Benford's Law from Turing Ensembles and Integer Partitions
Alexander Kolpakov, Aidan Rocke
TL;DR
The paper tackles why Benford's first-digit law appears across diverse datasets by developing two complementary generative mechanisms. It builds an information-theoretic framework around a halting-constrained probabilistic Turing-machine ensemble, showing that entropy maximization yields a uniform distribution on logarithmic scales, which reproduces Benford's law in digit statistics; and it complements this with a constrained partition (Einstein-solid) approach that aligns with a non-ergodic, renormalization-flow picture to produce the same logarithmic digit profile. A key result is the identification of a phase-transition controlled by the halting probability $p_S$, with a critical threshold linked to a universal constant $\lambda \approx 0.23075$, governing when Benford statistics emerge. The second mechanism, based on non-ergodic integer partitions and entropy-rate constraints, provides a parallel derivation that reinforces the central claim: Benford behavior is a consequence of constrained entropy and the mismatch between spatial and temporal digit averages.

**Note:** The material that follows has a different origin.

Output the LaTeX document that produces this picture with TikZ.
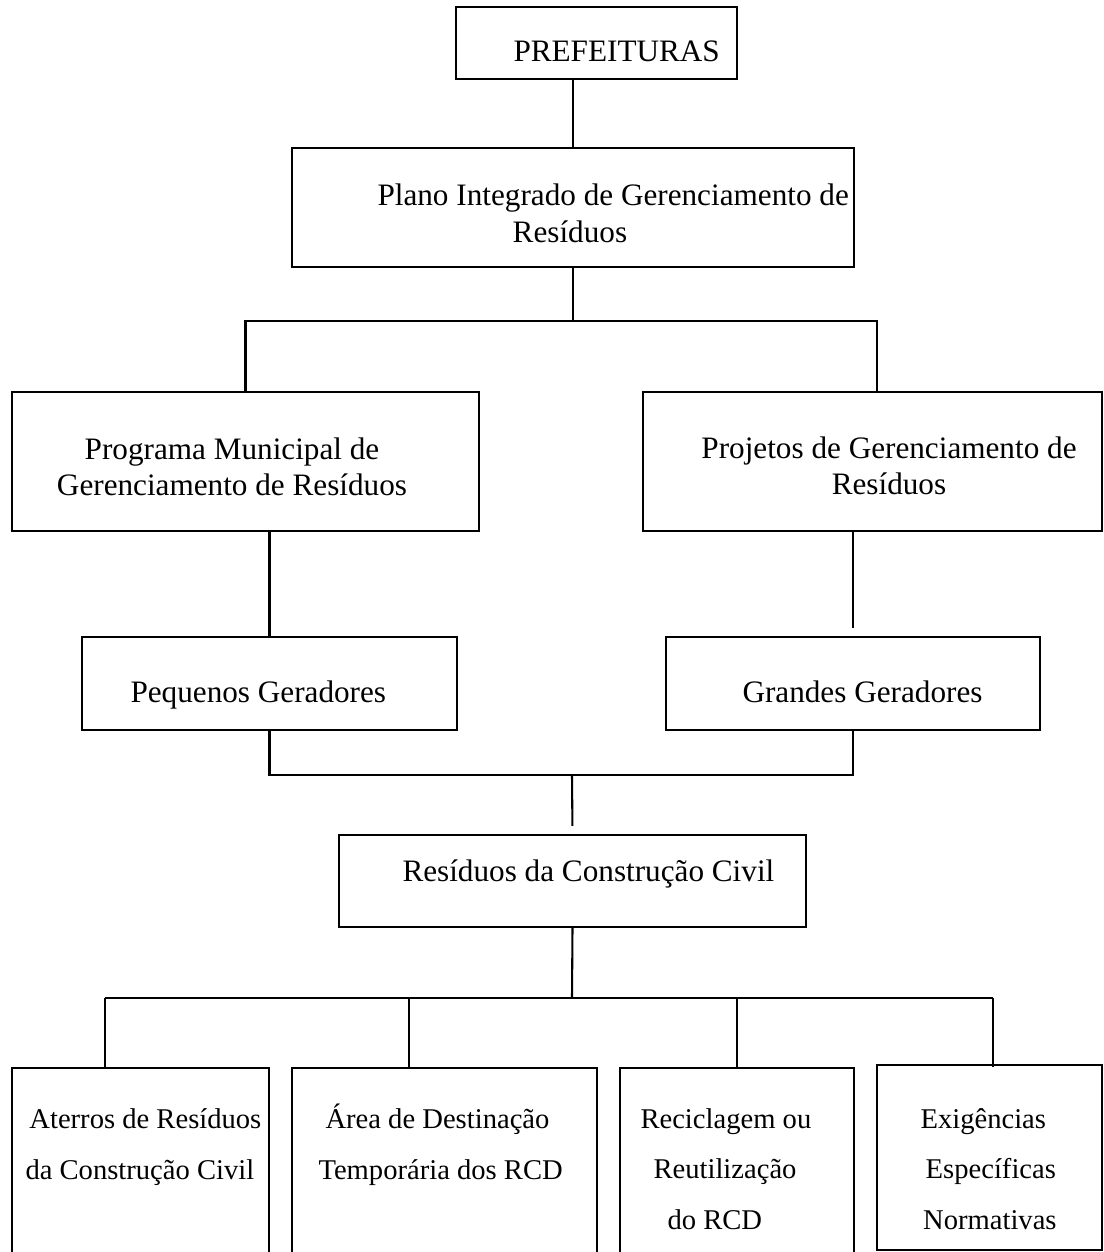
\documentclass[tikz,border=0pt]{standalone}
\usepackage{fontspec}
\setmainfont{Liberation Serif}
\usetikzlibrary{fit}

\tikzset{
  box/.style={draw, line width=0.8pt, inner sep=0pt},
  link/.style={line width=0.8pt},
  txt/.style={inner sep=0pt, font=\fontsize{12}{13.85}\selectfont},
  txtwide/.style={inner sep=0pt, align=left, font=\fontsize{11}{19.4}\selectfont},
}

\begin{document}
\begin{tikzpicture}[x=0.3846pt, y=-0.3846pt]
  \clip (0,0) rectangle (1104,1252);
  \fill[white] (0,0) rectangle (1104,1252);

  % Prefeituras and the integrated plan
  \node[box, fit={(456,7) (737,79)}] (pref) {};
  \node[txt, anchor=base west] (preftxt) at (513,61) {PREFEITURAS};
  \node[box, fit={(292,148) (854,267)}] (plano) {};
  \node[txt, anchor=base west, align=left] (planotxt) at (377,242)
    {Plano Integrado de Gerenciamento de\\\hspace*{52pt}Resíduos};

  % Programa and Projetos
  \node[box, fit={(12,392) (479,531)}] (prog) {};
  \node[txt, anchor=base, align=center] (progtxt) at (232,495)
    {Programa Municipal de\\Gerenciamento de Resíduos};
  \node[box, fit={(643,392) (1102,531)}] (proj) {};
  \node[txt, anchor=base, align=center] (projtxt) at (889,494)
    {Projetos de Gerenciamento de\\Resíduos};

  % Geradores
  \node[box, fit={(82,637) (457,730)}] (peq) {};
  \node[txt, anchor=base west] (peqtxt) at (130,702) {Pequenos Geradores};
  \node[box, fit={(666,637) (1040,730)}] (grand) {};
  \node[txt, anchor=base west] (grandtxt) at (742,702) {Grandes Geradores};

  % Residuos da construcao civil
  \node[box, fit={(339,835) (806,927)}] (resid) {};
  \node[txt, anchor=base west] (residtxt) at (402,881) {Resíduos da Construção Civil};

  % Destinations
  \node[box, fit={(12,1068) (269,1270)}] (aterro) {};
  \node[txtwide, anchor=base west] (aterrotxt) at (25,1179)
    {\hspace*{1.5pt}Aterros de Resíduos\\da Construção Civil};
  \node[box, fit={(292,1068) (597,1270)}] (area) {};
  \node[txtwide, anchor=base west] (areatxt) at (318,1179)
    {\hspace*{2.7pt}Área de Destinação\\Temporária dos RCD};
  \node[box, fit={(620,1068) (854,1270)}] (recicl) {};
  \node[txtwide, anchor=base west] (recicltxt) at (640,1229)
    {Reciclagem ou\\\hspace*{5pt}Reutilização\\\hspace*{10.4pt}do RCD};
  \node[box, fit={(877,1065) (1102,1250)}] (exig) {};
  \node[txtwide, anchor=base west] (exigtxt) at (920,1229)
    {Exigências\\\hspace*{2pt}Específicas\\\hspace*{1pt}Normativas};

  % Connectors
  \draw[link] (plano.north) -- (plano.north |- pref.south);

  \coordinate (busA) at (573,321);
  \coordinate (tapA) at (877,321);
  \draw[link] (plano.south) -- (busA);
  \draw[link] (prog.north) |- (busA) -- (tapA) -- (tapA |- proj.north);

  \draw[link] (peq.north) -- (peq.north |- prog.south);
  \draw[link, shorten <=3.1pt] (grand.north) -- (grand.north |- proj.south);

  \coordinate (busB) at (572,775);
  \draw[link] (peq.south) |- (busB) -| (grand.south);
  \draw[link, shorten >=3.1pt] (busB) -- (resid.north);

  \coordinate (busC) at (572,998);
  \coordinate (tap1) at (105,998);
  \coordinate (tap2) at (409,998);
  \coordinate (tap3) at (737,998);
  \coordinate (tap4) at (993,998);
  \draw[link] (resid.south) -- (busC);
  \draw[link] (tap1) -- (tap4);
  \draw[link] (tap1) -- (tap1 |- aterro.north);
  \draw[link] (tap2) -- (tap2 |- area.north);
  \draw[link] (tap3) -- (tap3 |- recicl.north);
  \draw[link] (tap4) -- (tap4 |- recicl.north);
\end{tikzpicture}
\end{document}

Numerical experiments corroborate the theory, illustrate truncation effects, and demonstrate that extending support reestablishes Benford convergence, offering practical guidance for empirical data exhibiting finite support.
Abstract
We develop two complementary generative mechanisms that explain when and why Benford's first-digit law arises. First, a probabilistic Turing machine (PTM) ensemble induces a geometric law for codelength. Maximizing its entropy under a constraint on halting length yields Benford statistics. This model shows a phase transition with respect to the halt probability. Second, a constrained partition model (Einstein-solid combinatorics) recovers the same logarithmic profile as the maximum-entropy solution under a coarse-grained entropy-rate constraint, clarifying the role of non-ergodicity (ensemble vs. trajectory averages). We also perform numerical experiments that corroborate our conclusions.